-- Begin Material --
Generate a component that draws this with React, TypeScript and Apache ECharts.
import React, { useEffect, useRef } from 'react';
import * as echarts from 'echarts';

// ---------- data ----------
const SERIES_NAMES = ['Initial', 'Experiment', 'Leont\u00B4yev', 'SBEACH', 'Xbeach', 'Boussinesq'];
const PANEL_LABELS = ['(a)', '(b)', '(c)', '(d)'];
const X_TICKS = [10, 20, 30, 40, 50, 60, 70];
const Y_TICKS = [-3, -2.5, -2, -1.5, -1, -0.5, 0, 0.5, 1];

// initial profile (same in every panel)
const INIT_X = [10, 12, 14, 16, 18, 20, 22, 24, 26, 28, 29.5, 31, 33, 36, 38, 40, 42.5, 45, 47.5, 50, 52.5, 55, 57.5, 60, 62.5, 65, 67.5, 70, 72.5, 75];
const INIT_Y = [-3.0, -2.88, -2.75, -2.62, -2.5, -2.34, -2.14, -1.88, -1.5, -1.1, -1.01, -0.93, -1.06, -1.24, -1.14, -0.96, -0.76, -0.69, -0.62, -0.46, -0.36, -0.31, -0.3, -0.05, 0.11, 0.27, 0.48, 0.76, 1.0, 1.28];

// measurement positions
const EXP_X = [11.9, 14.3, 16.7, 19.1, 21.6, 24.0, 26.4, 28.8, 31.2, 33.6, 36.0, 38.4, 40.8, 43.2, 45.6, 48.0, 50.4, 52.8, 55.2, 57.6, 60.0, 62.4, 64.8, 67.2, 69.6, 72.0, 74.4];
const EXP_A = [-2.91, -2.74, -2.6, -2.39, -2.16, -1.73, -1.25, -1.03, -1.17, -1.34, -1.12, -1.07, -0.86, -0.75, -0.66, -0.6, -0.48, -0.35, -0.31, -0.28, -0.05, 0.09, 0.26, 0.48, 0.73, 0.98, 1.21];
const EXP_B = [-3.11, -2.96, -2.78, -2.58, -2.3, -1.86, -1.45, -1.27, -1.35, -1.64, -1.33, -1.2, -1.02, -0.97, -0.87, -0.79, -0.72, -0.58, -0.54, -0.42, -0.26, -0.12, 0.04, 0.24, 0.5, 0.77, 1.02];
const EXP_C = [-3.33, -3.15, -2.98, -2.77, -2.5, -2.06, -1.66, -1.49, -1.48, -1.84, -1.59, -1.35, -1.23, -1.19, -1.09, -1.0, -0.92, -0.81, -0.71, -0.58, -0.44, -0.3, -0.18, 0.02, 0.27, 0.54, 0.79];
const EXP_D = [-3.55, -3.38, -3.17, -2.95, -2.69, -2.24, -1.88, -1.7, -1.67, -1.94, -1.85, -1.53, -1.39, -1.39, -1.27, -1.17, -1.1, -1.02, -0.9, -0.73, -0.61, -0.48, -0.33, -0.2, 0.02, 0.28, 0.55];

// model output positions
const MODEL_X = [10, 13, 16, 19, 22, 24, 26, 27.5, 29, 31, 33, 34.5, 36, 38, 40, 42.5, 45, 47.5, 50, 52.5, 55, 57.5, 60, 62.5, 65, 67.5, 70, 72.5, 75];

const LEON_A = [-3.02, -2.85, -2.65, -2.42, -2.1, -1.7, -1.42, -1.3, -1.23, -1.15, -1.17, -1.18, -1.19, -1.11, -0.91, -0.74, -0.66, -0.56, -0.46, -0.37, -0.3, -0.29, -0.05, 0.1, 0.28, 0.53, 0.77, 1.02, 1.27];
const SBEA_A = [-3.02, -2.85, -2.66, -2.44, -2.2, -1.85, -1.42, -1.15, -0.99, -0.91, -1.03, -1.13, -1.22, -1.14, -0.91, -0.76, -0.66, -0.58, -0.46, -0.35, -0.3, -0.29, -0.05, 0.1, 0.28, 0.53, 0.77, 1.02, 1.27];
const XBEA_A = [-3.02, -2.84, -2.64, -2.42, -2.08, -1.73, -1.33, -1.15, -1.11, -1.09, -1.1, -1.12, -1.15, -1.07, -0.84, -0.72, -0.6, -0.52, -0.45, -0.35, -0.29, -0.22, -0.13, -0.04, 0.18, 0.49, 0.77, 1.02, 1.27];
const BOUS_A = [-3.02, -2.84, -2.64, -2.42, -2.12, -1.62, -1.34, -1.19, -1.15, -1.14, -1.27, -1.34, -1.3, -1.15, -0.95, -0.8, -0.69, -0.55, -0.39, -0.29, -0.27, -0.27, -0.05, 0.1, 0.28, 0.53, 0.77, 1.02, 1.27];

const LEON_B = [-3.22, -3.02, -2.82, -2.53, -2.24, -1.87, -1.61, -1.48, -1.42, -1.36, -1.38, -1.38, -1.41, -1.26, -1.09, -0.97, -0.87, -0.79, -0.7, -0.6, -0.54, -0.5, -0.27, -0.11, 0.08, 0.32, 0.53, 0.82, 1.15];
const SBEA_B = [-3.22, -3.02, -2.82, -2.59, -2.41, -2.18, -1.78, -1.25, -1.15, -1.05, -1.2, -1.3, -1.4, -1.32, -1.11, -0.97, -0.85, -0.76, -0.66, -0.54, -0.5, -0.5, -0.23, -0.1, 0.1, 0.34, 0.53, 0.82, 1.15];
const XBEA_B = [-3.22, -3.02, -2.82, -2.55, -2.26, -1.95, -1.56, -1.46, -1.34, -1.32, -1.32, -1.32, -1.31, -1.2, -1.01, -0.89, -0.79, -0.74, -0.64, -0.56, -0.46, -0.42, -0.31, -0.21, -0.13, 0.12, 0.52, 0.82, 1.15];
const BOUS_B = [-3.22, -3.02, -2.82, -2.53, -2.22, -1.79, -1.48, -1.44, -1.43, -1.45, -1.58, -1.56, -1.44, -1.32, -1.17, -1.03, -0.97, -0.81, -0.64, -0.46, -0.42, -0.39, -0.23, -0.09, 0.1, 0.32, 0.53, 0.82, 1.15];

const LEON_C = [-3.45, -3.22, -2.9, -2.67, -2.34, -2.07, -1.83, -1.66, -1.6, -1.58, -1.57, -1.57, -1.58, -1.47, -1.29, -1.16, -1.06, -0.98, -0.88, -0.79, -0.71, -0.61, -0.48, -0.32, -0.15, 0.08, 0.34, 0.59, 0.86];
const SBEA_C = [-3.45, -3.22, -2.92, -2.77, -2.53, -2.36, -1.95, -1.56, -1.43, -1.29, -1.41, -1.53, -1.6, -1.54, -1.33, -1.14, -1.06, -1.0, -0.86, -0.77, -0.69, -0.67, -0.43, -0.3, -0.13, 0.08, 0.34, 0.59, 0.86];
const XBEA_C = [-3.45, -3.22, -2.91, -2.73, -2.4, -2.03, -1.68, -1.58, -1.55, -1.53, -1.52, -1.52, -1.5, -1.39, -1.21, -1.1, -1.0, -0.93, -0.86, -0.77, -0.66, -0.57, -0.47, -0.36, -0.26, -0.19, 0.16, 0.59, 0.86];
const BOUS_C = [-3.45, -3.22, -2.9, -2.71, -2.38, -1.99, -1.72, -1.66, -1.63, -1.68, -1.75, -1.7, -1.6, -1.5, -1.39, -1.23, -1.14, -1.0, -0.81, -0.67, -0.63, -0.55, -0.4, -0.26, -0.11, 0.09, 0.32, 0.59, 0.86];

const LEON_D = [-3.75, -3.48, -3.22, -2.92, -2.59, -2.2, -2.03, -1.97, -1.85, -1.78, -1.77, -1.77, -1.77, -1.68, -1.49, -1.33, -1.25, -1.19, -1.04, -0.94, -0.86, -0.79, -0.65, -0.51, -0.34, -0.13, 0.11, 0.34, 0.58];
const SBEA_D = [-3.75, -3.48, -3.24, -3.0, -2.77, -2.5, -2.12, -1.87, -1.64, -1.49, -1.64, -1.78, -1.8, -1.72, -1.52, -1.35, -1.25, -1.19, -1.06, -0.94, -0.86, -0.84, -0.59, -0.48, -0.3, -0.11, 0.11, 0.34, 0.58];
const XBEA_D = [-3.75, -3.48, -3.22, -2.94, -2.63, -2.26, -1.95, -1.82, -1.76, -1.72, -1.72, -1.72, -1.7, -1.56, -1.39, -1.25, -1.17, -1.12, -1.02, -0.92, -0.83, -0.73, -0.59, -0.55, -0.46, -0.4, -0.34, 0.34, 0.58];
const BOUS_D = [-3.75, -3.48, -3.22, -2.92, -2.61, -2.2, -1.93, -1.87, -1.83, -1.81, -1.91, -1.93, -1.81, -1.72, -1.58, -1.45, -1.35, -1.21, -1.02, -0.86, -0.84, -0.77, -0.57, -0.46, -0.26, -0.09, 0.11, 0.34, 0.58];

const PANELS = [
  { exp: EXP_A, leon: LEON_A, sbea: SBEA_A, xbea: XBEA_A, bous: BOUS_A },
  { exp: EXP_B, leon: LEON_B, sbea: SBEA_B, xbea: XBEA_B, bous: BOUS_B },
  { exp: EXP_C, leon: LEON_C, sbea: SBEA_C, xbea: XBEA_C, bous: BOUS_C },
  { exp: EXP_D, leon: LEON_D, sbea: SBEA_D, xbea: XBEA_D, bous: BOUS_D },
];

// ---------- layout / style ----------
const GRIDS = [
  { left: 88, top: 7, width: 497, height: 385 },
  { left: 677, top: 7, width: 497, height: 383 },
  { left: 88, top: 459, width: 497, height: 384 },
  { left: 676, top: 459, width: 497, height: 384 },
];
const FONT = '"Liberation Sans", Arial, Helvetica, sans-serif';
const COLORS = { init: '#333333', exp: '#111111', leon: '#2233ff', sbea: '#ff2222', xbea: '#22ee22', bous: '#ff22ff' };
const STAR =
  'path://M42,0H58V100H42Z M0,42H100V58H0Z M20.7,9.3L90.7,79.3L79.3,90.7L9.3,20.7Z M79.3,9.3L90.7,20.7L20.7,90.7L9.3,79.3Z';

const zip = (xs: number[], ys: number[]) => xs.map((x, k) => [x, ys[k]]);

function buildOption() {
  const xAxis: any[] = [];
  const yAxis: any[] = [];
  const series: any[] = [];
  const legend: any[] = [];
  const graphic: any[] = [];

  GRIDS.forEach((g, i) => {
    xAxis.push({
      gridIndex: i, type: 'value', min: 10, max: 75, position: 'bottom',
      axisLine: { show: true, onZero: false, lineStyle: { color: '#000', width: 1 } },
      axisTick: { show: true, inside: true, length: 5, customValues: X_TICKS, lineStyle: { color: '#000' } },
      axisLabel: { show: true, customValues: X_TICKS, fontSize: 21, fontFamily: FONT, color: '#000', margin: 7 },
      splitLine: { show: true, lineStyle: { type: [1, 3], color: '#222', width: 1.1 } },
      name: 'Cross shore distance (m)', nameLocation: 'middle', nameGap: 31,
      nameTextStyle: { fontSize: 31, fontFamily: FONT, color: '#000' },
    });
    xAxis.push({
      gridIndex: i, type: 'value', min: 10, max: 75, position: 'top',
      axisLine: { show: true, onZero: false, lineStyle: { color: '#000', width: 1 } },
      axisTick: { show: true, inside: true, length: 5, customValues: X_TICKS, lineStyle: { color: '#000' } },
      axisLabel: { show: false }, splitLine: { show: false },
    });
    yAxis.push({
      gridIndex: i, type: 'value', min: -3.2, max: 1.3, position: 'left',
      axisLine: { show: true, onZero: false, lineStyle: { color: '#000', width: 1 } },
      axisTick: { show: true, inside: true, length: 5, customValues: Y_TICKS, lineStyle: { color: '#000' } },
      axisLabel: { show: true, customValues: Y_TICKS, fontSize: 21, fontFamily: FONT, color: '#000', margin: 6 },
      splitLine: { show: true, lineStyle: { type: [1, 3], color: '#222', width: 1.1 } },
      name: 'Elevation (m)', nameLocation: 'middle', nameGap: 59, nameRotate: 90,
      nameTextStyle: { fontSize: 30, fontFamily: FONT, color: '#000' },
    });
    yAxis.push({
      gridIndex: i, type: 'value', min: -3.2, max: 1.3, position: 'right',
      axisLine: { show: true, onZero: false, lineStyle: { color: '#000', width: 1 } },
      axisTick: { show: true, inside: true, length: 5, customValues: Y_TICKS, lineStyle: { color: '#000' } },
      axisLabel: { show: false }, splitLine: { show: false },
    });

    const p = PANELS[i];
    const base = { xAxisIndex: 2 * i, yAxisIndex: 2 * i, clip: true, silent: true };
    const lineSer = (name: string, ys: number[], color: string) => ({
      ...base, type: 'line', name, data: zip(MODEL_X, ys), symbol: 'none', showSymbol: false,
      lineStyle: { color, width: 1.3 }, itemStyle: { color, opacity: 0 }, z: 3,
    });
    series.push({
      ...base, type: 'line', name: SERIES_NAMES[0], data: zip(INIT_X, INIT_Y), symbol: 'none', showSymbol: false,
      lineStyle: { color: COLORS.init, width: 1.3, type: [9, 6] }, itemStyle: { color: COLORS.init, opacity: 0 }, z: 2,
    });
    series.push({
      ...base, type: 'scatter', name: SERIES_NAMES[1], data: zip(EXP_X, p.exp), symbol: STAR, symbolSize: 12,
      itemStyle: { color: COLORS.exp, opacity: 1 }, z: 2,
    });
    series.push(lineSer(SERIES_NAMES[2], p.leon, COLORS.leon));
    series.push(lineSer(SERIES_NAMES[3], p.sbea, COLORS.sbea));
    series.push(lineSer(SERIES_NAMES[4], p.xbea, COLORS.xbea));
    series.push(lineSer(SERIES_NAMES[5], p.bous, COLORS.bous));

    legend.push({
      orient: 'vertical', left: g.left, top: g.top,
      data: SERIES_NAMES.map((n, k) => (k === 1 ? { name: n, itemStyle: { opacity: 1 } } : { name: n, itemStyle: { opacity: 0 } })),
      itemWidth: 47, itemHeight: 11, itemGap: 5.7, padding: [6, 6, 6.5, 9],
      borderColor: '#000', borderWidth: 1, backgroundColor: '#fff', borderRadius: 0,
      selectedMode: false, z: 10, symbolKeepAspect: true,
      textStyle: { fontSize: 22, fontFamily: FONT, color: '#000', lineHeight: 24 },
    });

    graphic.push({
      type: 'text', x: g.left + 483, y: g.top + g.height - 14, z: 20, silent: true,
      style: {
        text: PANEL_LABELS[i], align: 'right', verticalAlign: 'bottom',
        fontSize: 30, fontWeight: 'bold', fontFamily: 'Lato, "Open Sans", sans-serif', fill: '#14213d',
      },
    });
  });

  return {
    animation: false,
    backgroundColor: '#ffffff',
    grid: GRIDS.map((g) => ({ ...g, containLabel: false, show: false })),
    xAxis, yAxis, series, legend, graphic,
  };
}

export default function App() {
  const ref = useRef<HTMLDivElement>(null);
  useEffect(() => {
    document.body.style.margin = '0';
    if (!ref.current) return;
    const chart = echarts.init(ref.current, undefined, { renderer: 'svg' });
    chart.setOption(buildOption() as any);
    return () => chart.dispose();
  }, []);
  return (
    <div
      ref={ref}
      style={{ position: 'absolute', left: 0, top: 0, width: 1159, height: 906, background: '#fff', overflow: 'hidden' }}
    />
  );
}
-- End Material --
### Given instruction
What is needed is an exact copy of the lines from the start of the listing through the line where "-0.5, 0, 0.5, 1];" sits, please, both end lines included and nothing more.

### Worked answer
Generate a component that draws this with React, TypeScript and Apache ECharts.
import React, { useEffect, useRef } from 'react';
import * as echarts from 'echarts';

// ---------- data ----------
const SERIES_NAMES = ['Initial', 'Experiment', 'Leont\u00B4yev', 'SBEACH', 'Xbeach', 'Boussinesq'];
const PANEL_LABELS = ['(a)', '(b)', '(c)', '(d)'];
const X_TICKS = [10, 20, 30, 40, 50, 60, 70];
const Y_TICKS = [-3, -2.5, -2, -1.5, -1, -0.5, 0, 0.5, 1];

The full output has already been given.